The storage of carbon in Finland is: bogs 6000 million tonnes, forest soil 1300 million tonnes and trees 800 million tonnes. According to senior lecturer Heikki Simola (University of East Finland) the carbon load from the ditches of bogs is 6000 tonnes pro person annually. In the south of Finland the majority of swamps have been ditched for the forest production. Kyoto protocol do not consider emissions from nature and the emissions from the land use changes.

== Wildlife and biodiversity==
25% of Finnish plants grow on bogs and 1/3 of Finnish birds live, at some stage, around the bog areas. Biologically there are 60-70 types of bogs. The Finnish language distinguishes the differences: ”letto, neva, räme, korpi, palsa”. More than half of the Finnish bog area had been drained by 2008. Peat collection is the most violent attack for the wild nature. During peat collection, bogs are drained and a layer of peat is stripped to a depth of several meters. Forest is often planted in the area after the peat collection. Regeneration is possible, but the complete regeneration of the bog will take tens of thousands of years. In the USA it was calculated in 2002 (Science 297 950 2002) that wetlands are economically more valuable than agricultural fields. The increase of bog biodiversity support from $6.5 billion to $45 billion can give $4400–5200 billion. economical benefit (in the world).

==New investments==
Peat is the most popular energy source in Finland for new energy investments 2005–2015. The new energy plants in Finland starting 2005-2015 have as energy source: peat 36% and hard coal 11%: combined: 47%. The major carbon dioxide emitting peat plants during 2005-15 are/will be ( kt): PVO 2700 kt, Jyväskylän Energia 561 kt, Etelä-Pohjanmaan Voima Oy (EPV Energia) 374 kt, Kuopion Energia 186 kt, UPM Kymmene 135 kt and Vapo 69 kt. EPV Energy is partner in TVO nuclear plants and Jyväskylän and Kuopion Energia partners in Fennovoima nuclear plants in Finland.

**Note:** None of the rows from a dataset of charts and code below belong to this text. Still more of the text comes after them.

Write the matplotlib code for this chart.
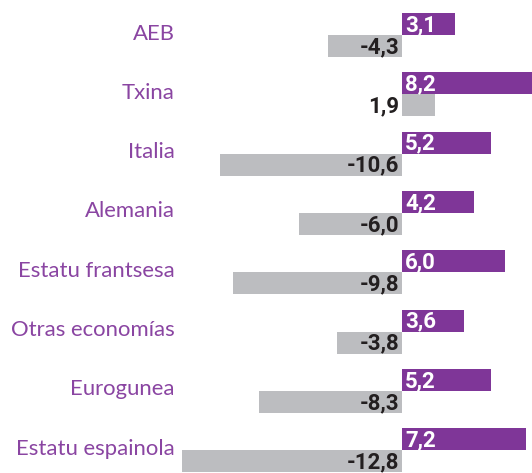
import matplotlib.pyplot as plt
from matplotlib import transforms

categories = ["AEB", "Txina", "Italia", "Alemania", "Estatu frantsesa",
              "Otras economías", "Eurogunea", "Estatu espainola"]
purple_vals = [3.1, 8.2, 5.2, 4.2, 6.0, 3.6, 5.2, 7.2]
grey_vals = [-4.3, 1.9, -10.6, -6.0, -9.8, -3.8, -8.3, -12.8]

purple = "#7f3698"
grey = "#bcbdc0"
dark = "#231f20"
label_col = "#8a45a2"

W, H = 532, 473
fig = plt.figure(figsize=(W / 100, H / 100), dpi=100)
ax = fig.add_axes([0, 0, 1, 1])

px = 17.2          # pixels per unit
zero_px = 402
ax.set_xlim(-zero_px / px, (W - zero_px) / px)
ax.set_ylim(7.57, -0.405)
ax.axis("off")

bh = 0.371
pos = list(range(len(categories)))
ax.barh(pos, purple_vals, height=bh, color=purple, align="center")
ax.barh([p + bh for p in pos], grey_vals, height=bh, color=grey, align="center")

fs = 16
trans = transforms.blended_transform_factory(ax.transAxes, ax.transData)
for i, name in enumerate(categories):
    ax.text(175 / W, i + 0.16, name, transform=trans,
            ha="right", va="center", color=label_col, fontsize=15.9, family="Lato")
    ax.text(0.18, i + 0.02, f"{purple_vals[i]:.1f}".replace(".", ","), ha="left", va="center",
            color="white", fontsize=fs, fontweight="bold", family="Roboto")
    ax.text(-0.15, i + bh + 0.02, f"{grey_vals[i]:.1f}".replace(".", ","), ha="right", va="center",
            color=dark, fontsize=fs, fontweight="bold", family="Roboto")

fig.savefig("out.png", dpi=100)
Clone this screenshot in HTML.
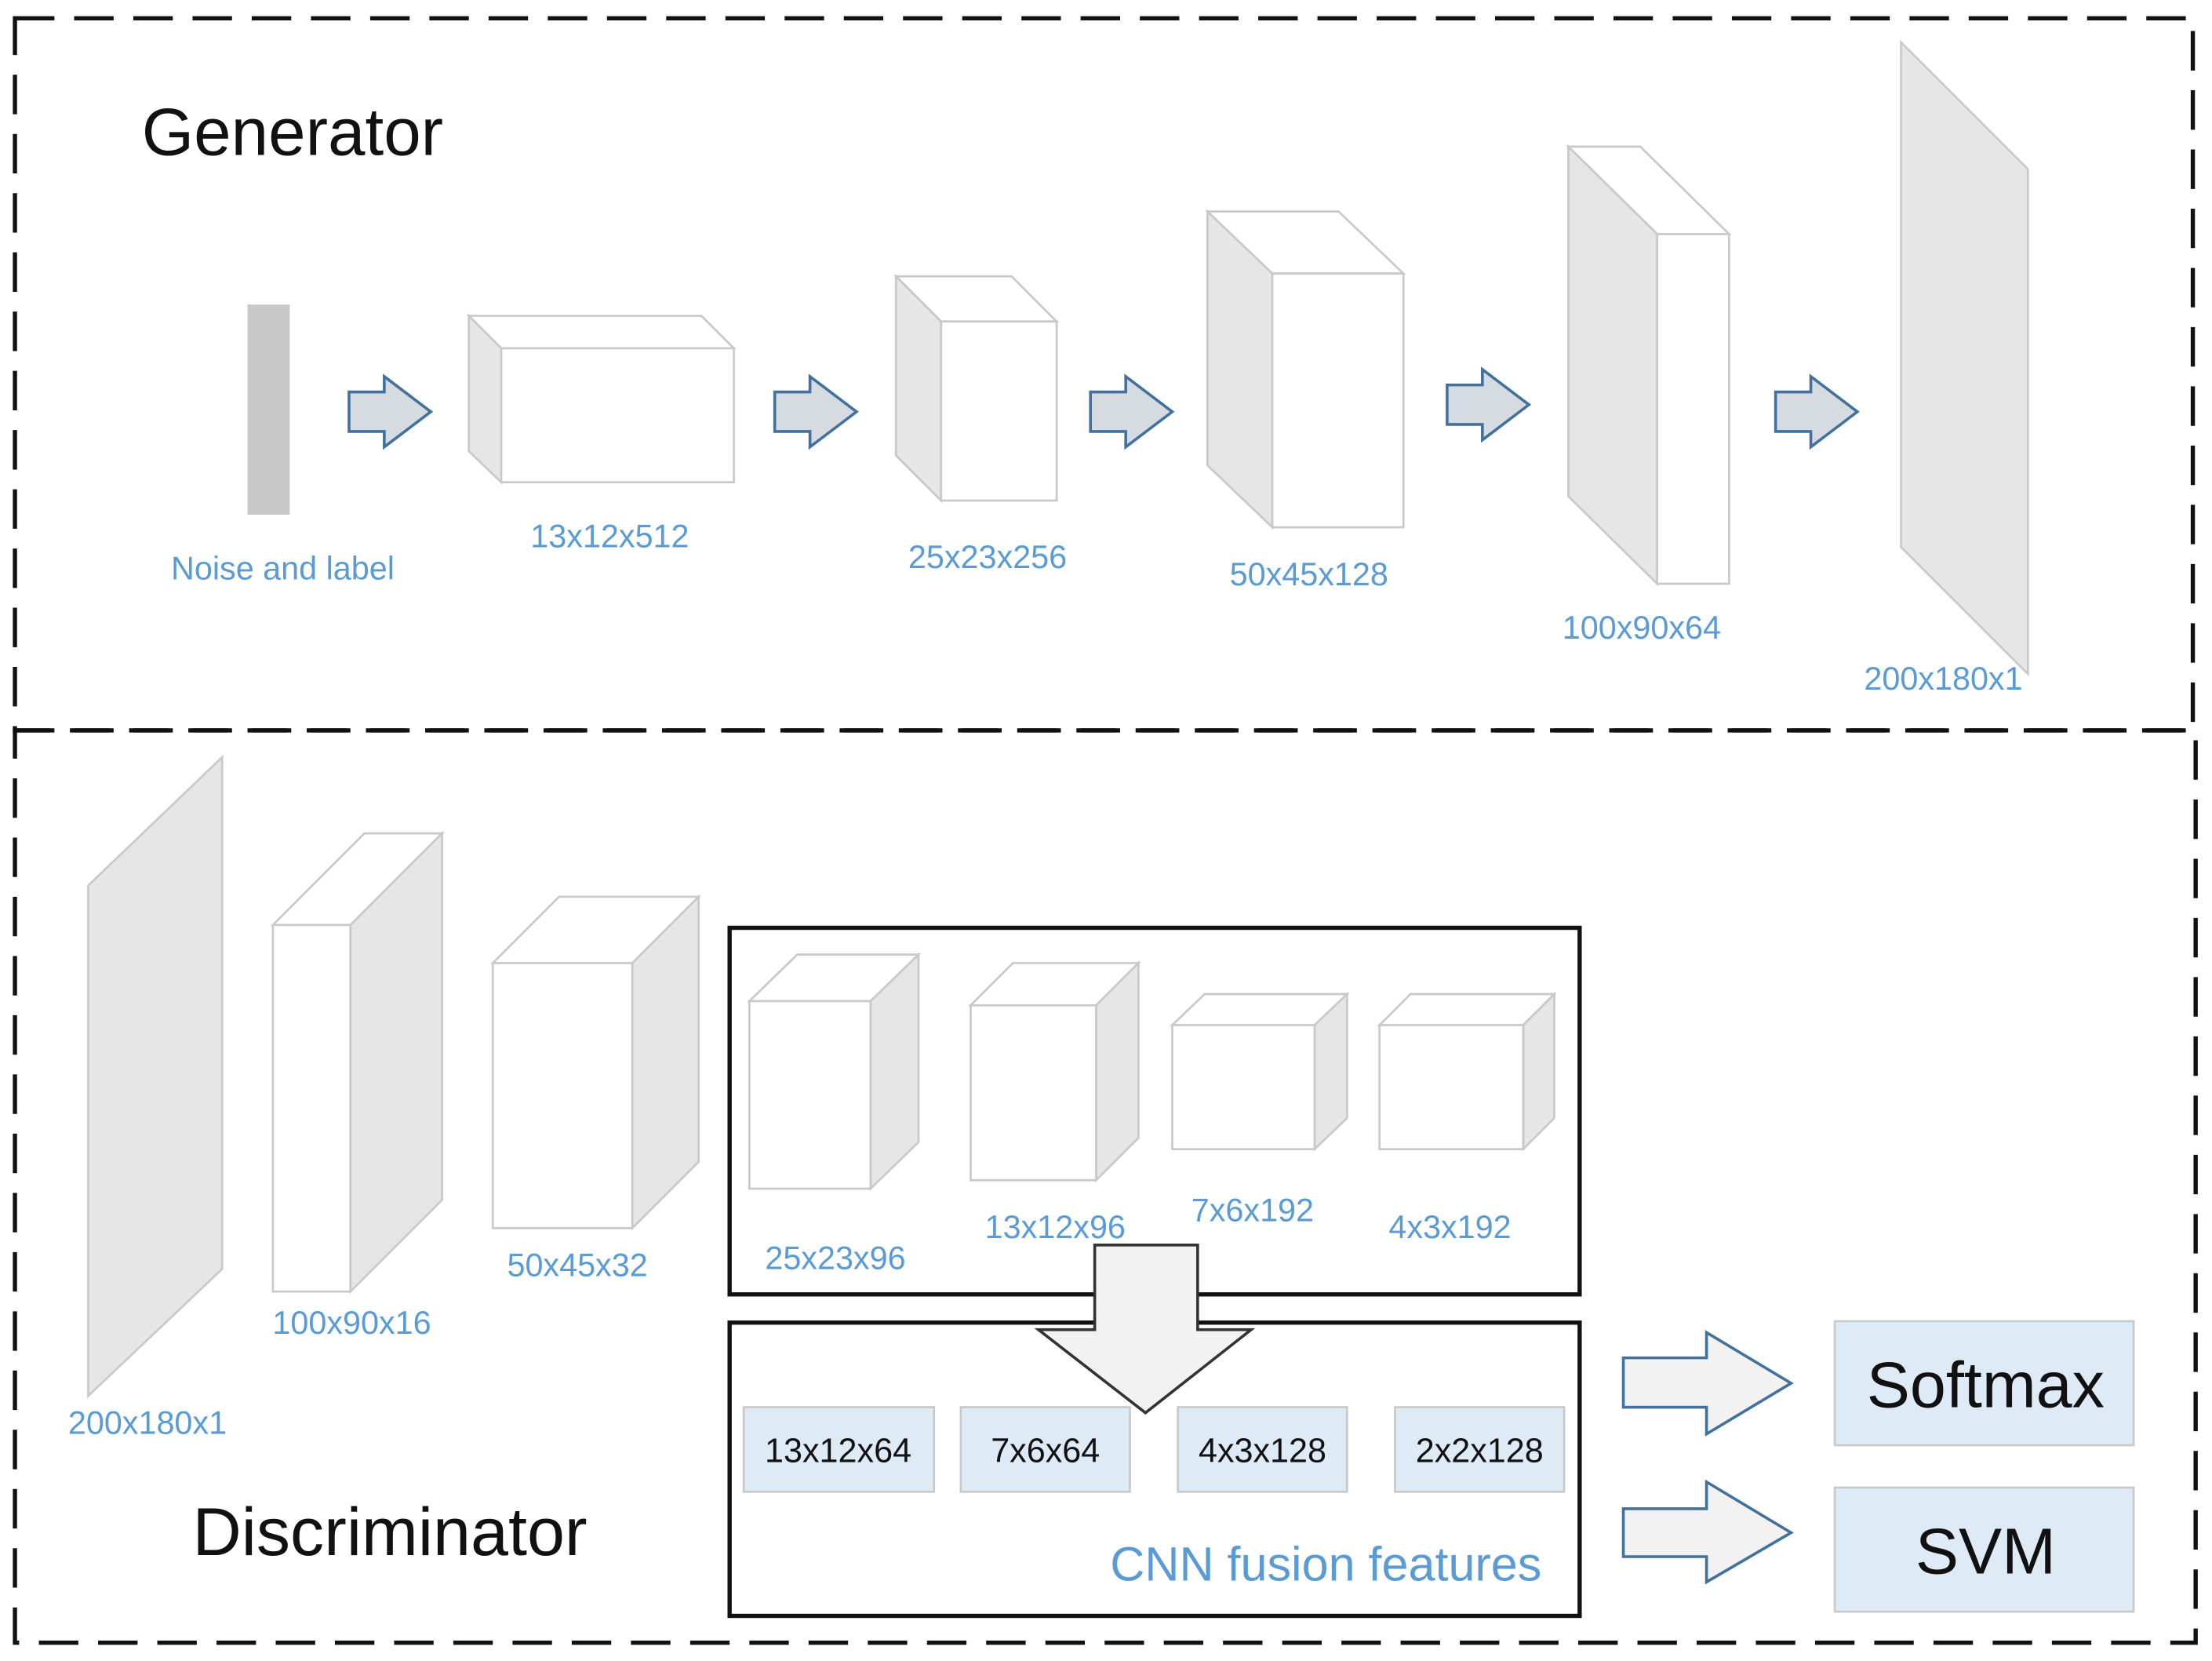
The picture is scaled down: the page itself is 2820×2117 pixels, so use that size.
<!DOCTYPE html>
<html><head><meta charset="utf-8"><style>html,body{margin:0;padding:0;background:#fff}svg{display:block}</style></head>
<body>
<svg width="2820" height="2117" viewBox="0 0 1568 1178" xmlns="http://www.w3.org/2000/svg" font-family="Liberation Sans, sans-serif">
<defs>
<g id="arr"><polygon points="0,-14 25,-14 25,-25 58,0 25,25 25,14 0,14" fill="#d6dbe2" stroke="#41719c" stroke-width="2"/></g>
</defs>
<rect width="1568" height="1178" fill="#fff"/>
<g fill="none" stroke="#111" stroke-width="3" stroke-dasharray="28,14">
<rect x="10" y="13" width="1545" height="505"/>
<rect x="10" y="518" width="1547" height="647"/>
</g>
<text x="100" y="110" font-size="47.5" fill="#111">Generator</text>
<text x="136" y="1103" font-size="48" fill="#111">Discriminator</text>

<g stroke="#c9c9c9" stroke-width="1.5">
<rect x="175" y="216" width="30" height="149" fill="#c8c8c8" stroke="none"/>
<polygon points="332,224 497,224 520,247 355,247" fill="#fff"/>
<polygon points="332,224 355,247 355,342 332,320" fill="#e6e6e6"/>
<rect x="355" y="247" width="165" height="95" fill="#fff"/>

<polygon points="635,196 717,196 749,228 667,228" fill="#fff"/>
<polygon points="635,196 667,228 667,355 635,323" fill="#e6e6e6"/>
<rect x="667" y="228" width="82" height="127" fill="#fff"/>

<polygon points="856,150 949,150 995,194 902,194" fill="#fff"/>
<polygon points="856,150 902,194 902,374 856,330" fill="#e6e6e6"/>
<rect x="902" y="194" width="93" height="180" fill="#fff"/>

<polygon points="1112,104 1163,104 1226,166 1175,166" fill="#fff"/>
<polygon points="1112,104 1175,166 1175,414 1112,352" fill="#e6e6e6"/>
<rect x="1175" y="166" width="51" height="248" fill="#fff"/>

<polygon points="1348,30 1438,120 1438,478 1348,388" fill="#e6e6e6"/>

<polygon points="62,628 157,537 157,900 62,990" fill="#e6e6e6"/>
<polygon points="193,656 258,591 313,591 248,656" fill="#fff"/>
<polygon points="248,656 313,591 313,851 248,916" fill="#e6e6e6"/>
<rect x="193" y="656" width="55" height="260" fill="#fff"/>

<polygon points="349,683 396,636 495,636 448,683" fill="#fff"/>
<polygon points="448,683 495,636 495,824 448,871" fill="#e6e6e6"/>
<rect x="349" y="683" width="99" height="188" fill="#fff"/>

<polygon points="531,710 565,677 651,677 617,710" fill="#fff"/>
<polygon points="617,710 651,677 651,810 617,843" fill="#e6e6e6"/>
<rect x="531" y="710" width="86" height="133" fill="#fff"/>

<polygon points="688,713 718,683 807,683 777,713" fill="#fff"/>
<polygon points="777,713 807,683 807,807 777,837" fill="#e6e6e6"/>
<rect x="688" y="713" width="89" height="124" fill="#fff"/>

<polygon points="831,727 854,705 955,705 932,727" fill="#fff"/>
<polygon points="932,727 955,705 955,793 932,815" fill="#e6e6e6"/>
<rect x="831" y="727" width="101" height="88" fill="#fff"/>

<polygon points="978,727 1000,705 1102,705 1080,727" fill="#fff"/>
<polygon points="1080,727 1102,705 1102,793 1080,815" fill="#e6e6e6"/>
<rect x="978" y="727" width="102" height="88" fill="#fff"/>

<rect x="527" y="998" width="135" height="60" fill="#deebf7"/>
<rect x="681" y="998" width="120" height="60" fill="#deebf7"/>
<rect x="835" y="998" width="120" height="60" fill="#deebf7"/>
<rect x="989" y="998" width="120" height="60" fill="#deebf7"/>
<rect x="1301" y="937" width="212" height="88" fill="#deebf7"/>
<rect x="1301" y="1055" width="212" height="88" fill="#deebf7"/>
</g>

<use href="#arr" x="247" y="292"/>
<use href="#arr" x="549" y="292"/>
<use href="#arr" x="773" y="292"/>
<use href="#arr" x="1026" y="287"/>
<use href="#arr" x="1259" y="292"/>

<g fill="#5b9bd5" font-size="23" text-anchor="middle">
<text x="200" y="411">Noise and label</text>
<text x="432" y="388">13x12x512</text>
<text x="700" y="403">25x23x256</text>
<text x="928" y="415">50x45x128</text>
<text x="1164" y="453">100x90x64</text>
<text x="1378" y="489">200x180x1</text>
<text x="104" y="1017">200x180x1</text>
<text x="249" y="946">100x90x16</text>
<text x="409" y="905">50x45x32</text>
<text x="592" y="900">25x23x96</text>
<text x="748" y="878">13x12x96</text>
<text x="888" y="866">7x6x192</text>
<text x="1028" y="878">4x3x192</text>
</g>

<rect x="517" y="658" width="603" height="260" fill="none" stroke="#111" stroke-width="3"/>
<rect x="517" y="938" width="603" height="208" fill="none" stroke="#111" stroke-width="3"/>

<polygon points="776,883 849,883 849,943 887,943 812,1002 736,943 776,943" fill="#f2f2f2" stroke="#333" stroke-width="2"/>

<g font-size="24" fill="#111" text-anchor="middle">
<text x="594" y="1037">13x12x64</text>
<text x="741" y="1037">7x6x64</text>
<text x="895" y="1037">4x3x128</text>
<text x="1049" y="1037">2x2x128</text>
</g>
<text x="1093" y="1121" font-size="34" fill="#5b9bd5" text-anchor="end">CNN fusion features</text>

<polygon points="1151,963 1210,963 1210,945 1270,981 1210,1017 1210,998 1151,998" fill="#f2f2f2" stroke="#41719c" stroke-width="2"/>
<polygon points="1151,1070 1210,1070 1210,1051 1270,1087 1210,1122 1210,1104 1151,1104" fill="#f2f2f2" stroke="#41719c" stroke-width="2"/>

<g font-size="46" fill="#111" text-anchor="middle">
<text x="1408" y="998">Softmax</text>
<text x="1408" y="1116">SVM</text>
</g>
</svg>
</body></html>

According to IEA country report the Finnish subsidies for peat undermine the goal to reduce CO_{2} emissions and counteracts other environmental policies and The European Union emissions trading scheme. IEA recommends to adhere to the timetable to phase out the peat subsidies in 2010. "To encourage sustained production of peat in the face of negative incentives from the European Union’s emissions trading scheme for greenhouse gases, Finland has put in place a premium tariff scheme to subsidise peat. The premium tariff is designed to directly counter the effect of the European Union’s emissions trading scheme."

In April 2022 Neova said it would restart cutting for peat energy in Finland, due to the reduction in wood imports from Russia.